“Forms of Resistance in the Warsaw Ghetto”

We invite you to the second webinar organized by the Warsaw Ghetto Museum which took place on the 8th of June via Zoom. This time, Professor Michael Berenbaum from the American Jewish University talked about the forms of resistance in the Warsaw Ghetto.

One often encounters the widespread opinion that the Jewish community did not participate in fighting during the World War II. Relatively little is known about the fighting in the ghettos that took place already since June 1942. The symbol of the Jewish resistance movement during the World War II is undoubtedly the Warsaw Ghetto Uprising – the largest armed uprising of the Jewish population during the World War II.

The Ghetto Uprising, commemorated today in several places in Warsaw, is one of the most symbolic and important events in the history of the Holocaust. In order to understand it, ideological issues are central: the defense of the honor of the Jewish people and the participation of Jews in the anti-fascist struggle for the liberation of Poland and Europe. Although the Ghetto Uprising occupies a special place in the national memory of Jews and Poles, it remains only one chapter in the history of Warsaw Jews during the German occupation. The military aspect of the uprising is most often described, but an equally important element of those days was the general resistance of the civilian population.

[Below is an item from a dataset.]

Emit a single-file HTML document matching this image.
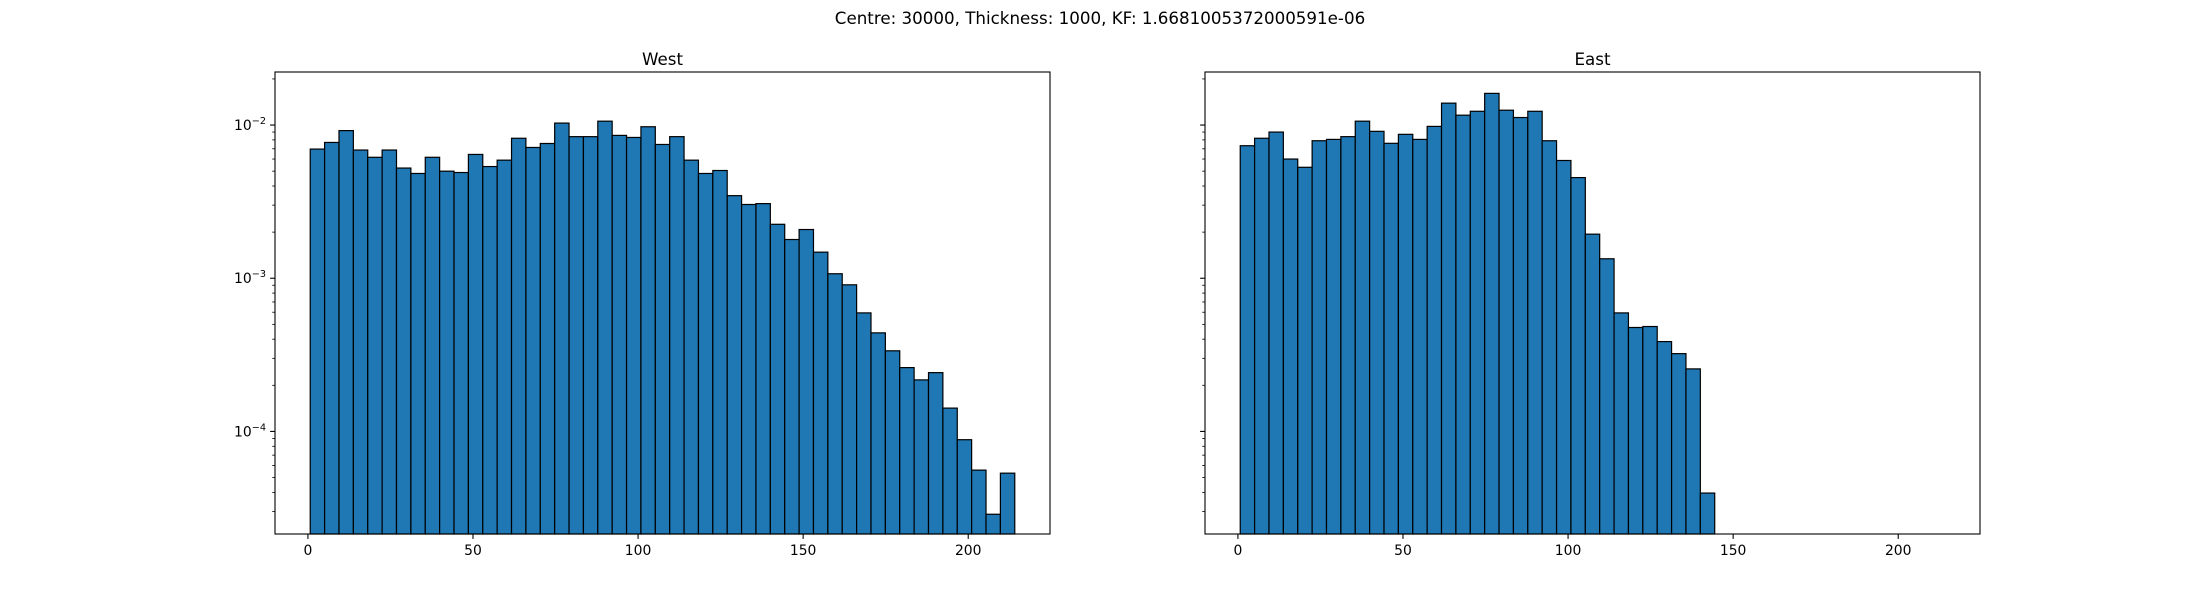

The Swiss Historian Werner Rings has said that there wee three forms of resistance under German occupation in every land that preceded armed resistance: symbolic resistance, polemical resistance, and self-help. Prof. Michael Berenbaum will discuss the unique elements of these forms of resistance to German occupation in the Warsaw Ghetto and the significance of the timing that led to the armed uprising. He will also consider the Warsaw Ghetto Uprising not just as history but as symbol and its enduring importance.

Michael Berenbaum is a writer, lecturer, and teacher consulting in the conceptual development of museums and the development of historical films. He is director of the Sigi Ziering Institute: Exploring the Ethical and Religious Implications of the Holocaust at the American Jewish University (formerly the University of Judaism) where he is also a Professor of Jewish Studies. In the past he has served as the Weinstein Gold Distinguished Visiting Professor at Chapman University, the Podlich Distinguished Visitor at Claremont-McKenna College, the Ida E. King Distinguished Professor of Holocaust Studies at Richard Stockton College for 1999–2000 and the Strassler Family Distinguished Visiting Professor of Holocaust Studies at Clark University in 2000. Since 2021 he is an adviser for organising the pernament exhibition.